Richard Rose Central Academy in Carlisle ordered students to work from home after 30 pupils and more than a dozen staff had either tested positive for the virus or were self-isolating.

Meanwhile, Caldew School, on Carlisle Road in Dalston, revealed a positive coronavirus test in its “school community.” The school said the case affected the Year 10 bubble but the site remains open.

Cumbria’s director of public health, Colin Cox, said that about 20 per cent of schools in the county were dealing with coronavirus cases.

Louise Atkinson, national executive member for the National Education Union and a teacher in Carlisle, said: “We as a union back in June revealed a 10-point plan for education which called for nightingale schools, using village halls, sports halls and so on, so we could spread young people out.

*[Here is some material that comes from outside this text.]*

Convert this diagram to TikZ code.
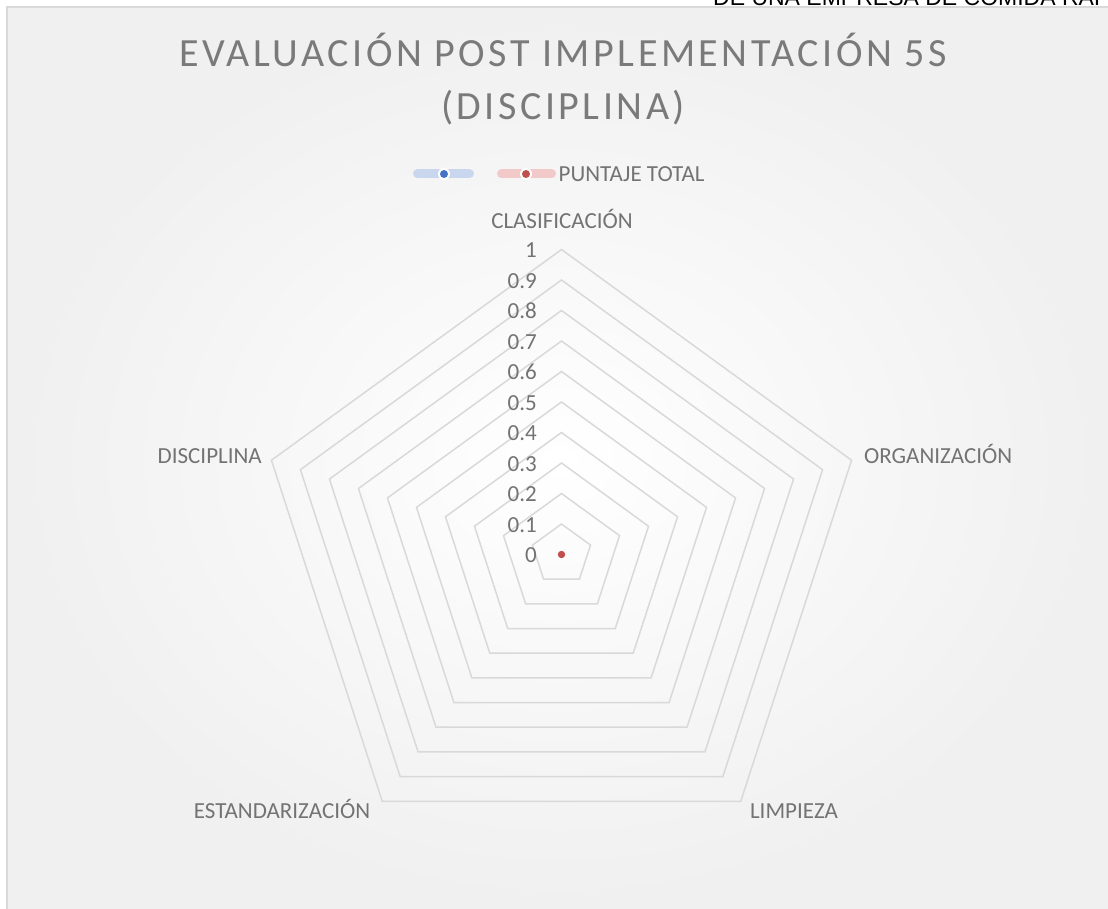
\documentclass[tikz,border=0pt]{standalone}
\usepackage{fontspec}
\setmainfont{Carlito}
\newfontfamily\titlefont[LetterSpace=8.8]{Carlito}
\newfontfamily\arialfont{Liberation Sans}
\definecolor{gridgray}{HTML}{D9D9D9}
\definecolor{framegray}{HTML}{D9D9D9}
\definecolor{labgray}{HTML}{737373}
\definecolor{titlegray}{HTML}{7A7A7A}
\definecolor{barblue}{HTML}{C9D7EE}
\definecolor{dotblue}{HTML}{4472C4}
\definecolor{barred}{HTML}{F0C9C8}
\definecolor{dotred}{HTML}{C0504D}
\tikzset{
  gridline/.style={draw=gridgray, line width=1.5pt, line join=miter},
  lab/.style={inner sep=0pt, text=labgray, font=\fontsize{23}{28}\selectfont},
  ttl/.style={inner sep=0pt, text=titlegray, font=\titlefont\fontsize{40}{52}\selectfont},
  legbar/.style={line width=9pt, line cap=round},
}
\begin{document}
\begin{tikzpicture}[x=1pt,y=-1pt]
\useasboundingbox (0,0) rectangle (1108,909);
\clip (0,0) rectangle (1108,909);
\fill[white] (0,0) rectangle (1108,909);
\shade[inner color=white, outer color=black!6] (7,7) rectangle (1112,913);
\draw[framegray, line width=2pt] (7,913) -- (7,7) -- (1112,7);
% cut-off text at top
\node[anchor=base west, inner sep=0pt, text=black, font=\arialfont\fontsize{23}{27}\selectfont] (toptext) at (713,5.5) {DE UNA EMPRESA DE COMIDA RAP};
% title
\node[ttl, anchor=base] (title1) at (563,66.7) {EVALUACIÓN POST IMPLEMENTACIÓN 5S};
\node[ttl, anchor=base] (title2) at (563,119.3) {(DISCIPLINA)};
% legend
\coordinate (b1a) at (417.5,174);
\coordinate (b1b) at (469.5,174);
\coordinate (d1) at (444,174);
\draw[legbar, barblue] (b1a) -- (b1b);
\fill[white] (d1) circle (6);
\fill[dotblue] (d1) circle (4);
\coordinate (b2a) at (501.5,174);
\coordinate (b2b) at (551.5,174);
\coordinate (d2) at (526,174);
\draw[legbar, barred] (b2a) -- (b2b);
\fill[white] (d2) circle (6);
\fill[dotred] (d2) circle (4);
\node[lab, anchor=base west] (legtext) at (558.5,181.7) {PUNTAJE TOTAL};
% radar grid
\coordinate (c) at (561.5,554.5);
\foreach \i in {1,...,10}{
  \pgfmathsetmacro{\r}{30.5*\i}
  \draw[gridline, shift={(c)}] (-90:\r) -- (-18:\r) -- (54:\r) -- (126:\r) -- (198:\r) -- cycle;
}
% axis values
\foreach \v/\t in {0/0,1/0.1,2/0.2,3/0.3,4/0.4,5/0.5,6/0.6,7/0.7,8/0.8,9/0.9,10/1}{
  \node[lab, anchor=base east] (val\v) at (537,{554.5-30.5*\v+8}) {\t};
}
% category labels
\node[lab, anchor=base] (clas) at (562,229) {CLASIFICACIÓN};
\node[lab, anchor=base west] (org) at (864,463) {ORGANIZACIÓN};
\node[lab, anchor=base east] (disc) at (262,463) {DISCIPLINA};
\node[lab, anchor=base] (limp) at (794,818) {LIMPIEZA};
\node[lab, anchor=base] (est) at (282,818) {ESTANDARIZACIÓN};
% data point
\fill[dotred] (c) circle (3.7);
\end{tikzpicture}
\end{document}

“We asked for more teachers and we asked for an excellent plan for blended learning, not just a legal requirement.

“We were completely ignored.

"As educators we want children in education but we want them to be safe.

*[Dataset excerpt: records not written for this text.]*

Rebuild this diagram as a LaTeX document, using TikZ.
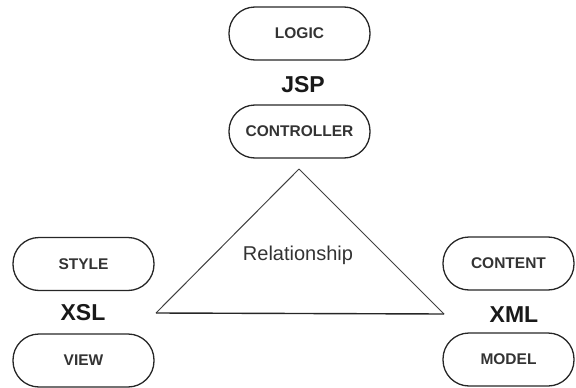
\documentclass[tikz,border=0pt]{standalone}
\usepackage{fontspec}
\setmainfont{Liberation Sans}
\begin{document}
\begin{tikzpicture}[x=1pt,y=-1pt,
  pill/.style={draw=black!85, line width=1.3pt, rounded corners=26pt,
    minimum width=141pt, minimum height=53pt, inner sep=0pt,
    text=black!80, font=\fontsize{15.5}{18}\selectfont\bfseries},
  tech/.style={text=black!90, font=\fontsize{23}{26}\selectfont\bfseries, inner sep=0pt},
  edge/.style={draw=black!75, line width=1pt, line join=miter}]
\useasboundingbox (0,0) rectangle (576,388);

% JSP column
\node[pill] (logic) at (299.5,33.5) {LOGIC};
\node[tech] (jsp) at (303,85) {JSP};
\node[pill] (controller) at (299.5,131.5) {CONTROLLER};

% XSL column
\node[pill] (style) at (83.5,264) {STYLE};
\node[tech] (xsl) at (83,313) {XSL};
\node[pill] (view) at (83.5,360.5) {VIEW};

% XML column
\node[pill, minimum width=131pt] (content) at (508.5,263.5) {CONTENT};
\node[tech] (xml) at (514,315) {XML};
\node[pill, minimum width=131pt] (model) at (508.5,359.5) {MODEL};

% relationship triangle
\coordinate (apex) at (299,169);
\coordinate (bl) at (156,313);
\coordinate (br) at (444,314);
\draw[edge] (apex) -- (bl);
\draw[edge] (apex) -- (br);
\draw[edge, line width=1.4pt, draw=black!85] (bl) -- (br);
\node[text=black!80, font=\fontsize{20}{24}\selectfont, inner sep=0pt] (rel) at (298,255) {Relationship};
\end{tikzpicture}
\end{document}
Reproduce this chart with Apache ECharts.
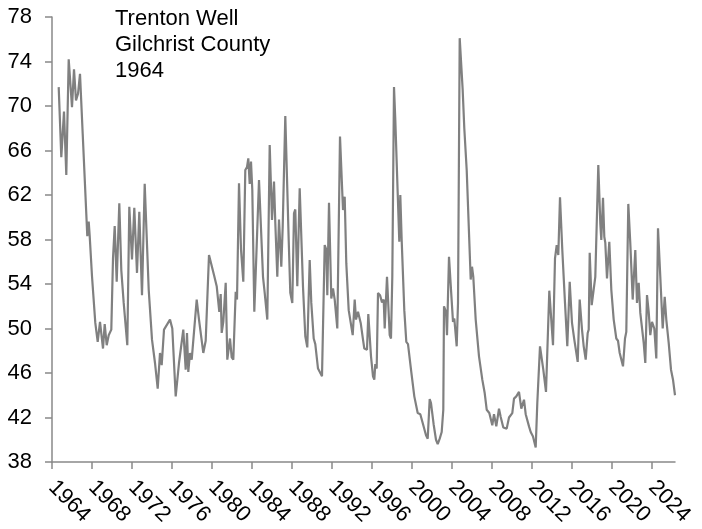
<!DOCTYPE html>
<html>
<head>
<meta charset="utf-8">
<title>Trenton Well</title>
<script src="https://cdn.jsdelivr.net/npm/echarts@6/dist/echarts.min.js"></script>
<style>
  html, body { margin: 0; padding: 0; background: #fff; }
  #chart { width: 702px; height: 529px; }
</style>
</head>
<body>
<div id="chart"></div>
<script>
// decimal year of each reading
const sampleYears = [
  1964.67, 1964.93, 1965.2, 1965.43, 1965.67, 1966.0, 1966.2, 1966.4, 1966.6, 1966.8,
  1967.07, 1967.23, 1967.53, 1967.67, 1967.77, 1968.0, 1968.33, 1968.57, 1968.8, 1969.1,
  1969.27, 1969.47, 1969.67, 1969.93, 1970.1, 1970.27, 1970.47, 1970.73, 1970.93, 1971.17,
  1971.53, 1971.73, 1972.0, 1972.23, 1972.5, 1972.73, 1973.0, 1973.27, 1973.67, 1974.0,
  1974.3, 1974.57, 1974.8, 1974.97, 1975.2, 1975.4, 1975.8, 1976.03, 1976.37, 1976.7,
  1977.13, 1977.37, 1977.5, 1977.63, 1977.8, 1977.97, 1978.47, 1978.7, 1979.13, 1979.37,
  1979.7, 1980.23, 1980.47, 1980.73, 1980.87, 1980.97, 1981.13, 1981.37, 1981.53, 1981.8,
  1981.97, 1982.13, 1982.37, 1982.5, 1982.7, 1982.9, 1983.13, 1983.33, 1983.5, 1983.63,
  1983.77, 1983.9, 1984.03, 1984.23, 1984.43, 1984.7, 1985.1, 1985.27, 1985.53, 1985.77,
  1986.0, 1986.2, 1986.33, 1986.53, 1986.7, 1986.93, 1987.07, 1987.33, 1987.67, 1987.83,
  1988.03, 1988.2, 1988.33, 1988.53, 1988.77, 1989.1, 1989.33, 1989.53, 1989.77, 1989.93,
  1990.17, 1990.33, 1990.6, 1990.8, 1991.0, 1991.27, 1991.43, 1991.53, 1991.7, 1991.93,
  1992.1, 1992.27, 1992.53, 1992.8, 1992.93, 1993.1, 1993.27, 1993.43, 1993.67, 1994.07,
  1994.27, 1994.4, 1994.6, 1994.87, 1995.1, 1995.23, 1995.5, 1995.63, 1995.9, 1996.1,
  1996.23, 1996.33, 1996.47, 1996.6, 1996.8, 1997.0, 1997.17, 1997.27, 1997.5, 1997.77,
  1997.9, 1998.03, 1998.2, 1998.33, 1998.57, 1998.73, 1998.83, 1998.97, 1999.23, 1999.43,
  1999.6, 1999.9, 2000.23, 2000.57, 2000.83, 2001.07, 2001.4, 2001.57, 2001.77, 2001.9,
  2002.17, 2002.4, 2002.57, 2002.77, 2002.97, 2003.13, 2003.2, 2003.4, 2003.5, 2003.7,
  2003.9, 2004.1, 2004.23, 2004.47, 2004.6, 2004.77, 2005.07, 2005.23, 2005.47, 2005.87,
  2006.0, 2006.13, 2006.37, 2006.7, 2007.03, 2007.27, 2007.47, 2007.73, 2008.03, 2008.2,
  2008.43, 2008.7, 2008.87, 2009.13, 2009.47, 2009.7, 2010.03, 2010.2, 2010.43, 2010.7,
  2010.93, 2011.2, 2011.37, 2011.7, 2011.87, 2012.1, 2012.37, 2012.53, 2012.8, 2013.13,
  2013.4, 2013.73, 2014.1, 2014.3, 2014.47, 2014.63, 2014.8, 2015.03, 2015.3, 2015.53,
  2015.77, 2016.0, 2016.23, 2016.57, 2016.77, 2017.0, 2017.17, 2017.37, 2017.57, 2017.67,
  2017.77, 2017.97, 2018.17, 2018.33, 2018.63, 2018.83, 2018.93, 2019.1, 2019.23, 2019.33,
  2019.5, 2019.6, 2019.73, 2019.93, 2020.17, 2020.43, 2020.6, 2020.77, 2021.1, 2021.3,
  2021.43, 2021.63, 2021.83, 2022.07, 2022.33, 2022.5, 2022.67, 2022.83, 2023.17, 2023.33,
  2023.5, 2023.67, 2023.83, 2024.0, 2024.23, 2024.43, 2024.6, 2024.83, 2025.07, 2025.27,
  2025.43, 2025.67, 2025.9, 2026.1, 2026.3
]

// water level for each reading
const waterLevels = [
  71.7, 65.4, 69.5, 63.8, 74.2, 69.9, 73.3, 70.5, 71.1, 72.9,
  67.5, 67.4, 58.3, 59.6, 58.3, 54.7, 50.5, 48.8, 50.6, 48.2,
  50.4, 48.5, 49.4, 49.9, 56.3, 59.2, 54.2, 61.25, 55.25, 52.3,
  48.5, 60.95, 56.2, 60.85, 55.0, 60.5, 53.0, 63.0, 53.5, 49.0,
  46.9, 44.6, 47.8, 46.7, 49.9, 49.8, 50.8, 50.0, 43.9, 46.9,
  49.9, 46.3, 49.6, 46.1, 47.8, 47.2, 52.6, 50.8, 47.8, 48.9,
  56.6, 54.7, 53.8, 51.5, 53.1, 49.6, 50.6, 54.1, 47.2, 49.1,
  47.4, 47.2, 53.3, 52.6, 63.05, 57.1, 54.2, 64.25, 64.5, 65.3,
  63.0, 65.0, 62.45, 51.5, 56.45, 63.35, 54.65, 53.2, 50.8, 66.5,
  59.75, 63.2, 59.5, 54.65, 59.8, 55.55, 59.15, 69.1, 57.95, 53.2,
  52.3, 60.35, 60.7, 53.8, 62.6, 53.75, 49.3, 48.3, 56.15, 52.3,
  49.1, 48.6, 46.4, 46.3, 45.7, 57.5, 57.1, 53.0, 61.3, 52.7,
  53.6, 52.6, 50.0, 67.25, 67.1, 60.65, 61.85, 55.85, 51.65, 49.4,
  52.6, 50.8, 51.5, 50.5, 49.0, 48.2, 48.1, 51.3, 47.5, 45.7,
  45.4, 46.8, 46.4, 53.2, 53.0, 52.35, 52.6, 50.0, 54.65, 49.4,
  49.1, 54.65, 71.7, 68.75, 62.15, 57.8, 62.0, 57.9, 51.65, 48.8,
  48.6, 46.3, 43.9, 42.4, 42.3, 41.5, 40.4, 40.1, 43.65, 43.3,
  41.35, 40.0, 39.6, 40.1, 40.7, 42.7, 52.0, 51.5, 49.4, 56.45,
  53.5, 50.6, 50.9, 48.4, 52.3, 76.1, 71.4, 68.0, 64.25, 54.4,
  55.55, 54.65, 50.8, 47.5, 45.4, 44.2, 42.7, 42.4, 41.3, 42.3,
  41.2, 42.8, 42.05, 41.1, 41.0, 42.0, 42.4, 43.7, 43.9, 44.3,
  42.8, 43.6, 42.3, 41.2, 40.7, 40.3, 39.3, 43.3, 48.4, 46.3,
  44.3, 53.4, 48.5, 56.3, 57.5, 56.6, 61.8, 57.05, 52.3, 48.4,
  54.2, 50.5, 49.0, 47.0, 52.6, 49.9, 48.4, 47.2, 49.6, 49.9,
  56.8, 52.1, 52.2, 54.65, 64.7, 59.45, 57.95, 61.75, 58.25, 57.7,
  54.5, 54.4, 57.8, 53.5, 50.8, 49.1, 48.9, 47.8, 46.6, 49.1,
  49.7, 61.2, 57.65, 52.6, 57.05, 52.3, 54.1, 51.4, 48.7, 46.9,
  53.0, 51.5, 49.4, 50.6, 50.0, 47.3, 59.0, 54.65, 50.0, 52.85,
  50.8, 48.7, 46.3, 45.4, 44.0
]

const yearTicks = [1964, 1968, 1972, 1976, 1980, 1984, 1988, 1992, 1996, 2000, 2004, 2008, 2012, 2016, 2020, 2024]
const levelMin = 38
const levelMax = 78
const levelStep = 4
const titleLines = ['Trenton Well', 'Gilchrist County', '1964']

const FONT = '"Liberation Sans", Arial, sans-serif'
const AXIS_COLOR = '#898989'

const chart = echarts.init(document.getElementById('chart'))

const seriesData = sampleYears.map((year, i) => [year, waterLevels[i]])

chart.setOption({
  animation: false,
  title: {
    text: titleLines.join('\n'),
    left: 115,
    top: 6,
    padding: 0,
    textStyle: {
      fontFamily: FONT,
      fontSize: 22,
      fontWeight: 'normal',
      lineHeight: 26,
      color: '#000'
    }
  },
  grid: {
    left: 52,
    right: 27,
    top: 17,
    bottom: 67,
    outerBoundsMode: 'none'
  },
  xAxis: {
    type: 'value',
    min: 1964,
    max: 2026.3,
    interval: 4,
    splitLine: { show: false },
    axisLine: { show: true, lineStyle: { color: AXIS_COLOR, width: 1.5 } },
    axisTick: {
      show: true,
      length: 7,
      customValues: yearTicks,
      lineStyle: { color: AXIS_COLOR, width: 1.5 }
    },
    axisLabel: {
      customValues: yearTicks,
      rotate: -45,
      margin: 22,
      fontFamily: FONT,
      fontSize: 22,
      color: '#000',
      formatter: v => String(Math.round(v))
    }
  },
  yAxis: {
    type: 'value',
    min: levelMin,
    max: levelMax,
    interval: levelStep,
    splitLine: { show: false },
    axisLine: { show: true, lineStyle: { color: AXIS_COLOR, width: 1.5 } },
    axisTick: { show: true, length: 7, lineStyle: { color: AXIS_COLOR, width: 1.5 } },
    axisLabel: {
      margin: 20,
      fontFamily: FONT,
      fontSize: 22,
      color: '#000'
    }
  },
  series: [
    {
      type: 'line',
      data: seriesData,
      showSymbol: false,
      lineStyle: { color: '#808080', width: 2.2 },
      itemStyle: { color: '#808080' }
    }
  ]
})
</script>
</body>
</html>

“Scientific Advisory Group for Emergencies (SAGE) said school-aged children are playing a huge role in transmitting the virus, which is a big risk to students and their families and the wider community.

“The Office for National Statistics says secondary school age pupils have the highest rate of infection.”

Mrs Atkinson is calling for a rota system in secondary schools which would see pupils spend one week working from home followed by one week in school, to limit the number of social interactions.

Graham Frost, National Executive Member and Cumbria Branch Secretary of the National Association of Head Teachers union, is calling for more information from the Government: “It is important for schools to stay open; children have missed out on a lot of education already.

“However, we can only keep schools open if staff are fit and well.

"The Government needs to be very clear about the risks to children and staff, and the rate of contagion.

“We are asking the Government to provide us with the science-informed guidance which enables us as school leaders to continue to make the best, most-informed decisions.”

Mr Cox said he believes that schools should still remain open for now.

“The evidence is that cases in schools are not turning into significant outbreaks," he said.

"Inevitably, there are going to be outbreaks of this sort but from what we are seeing my view is that schools should remain open at the moment.”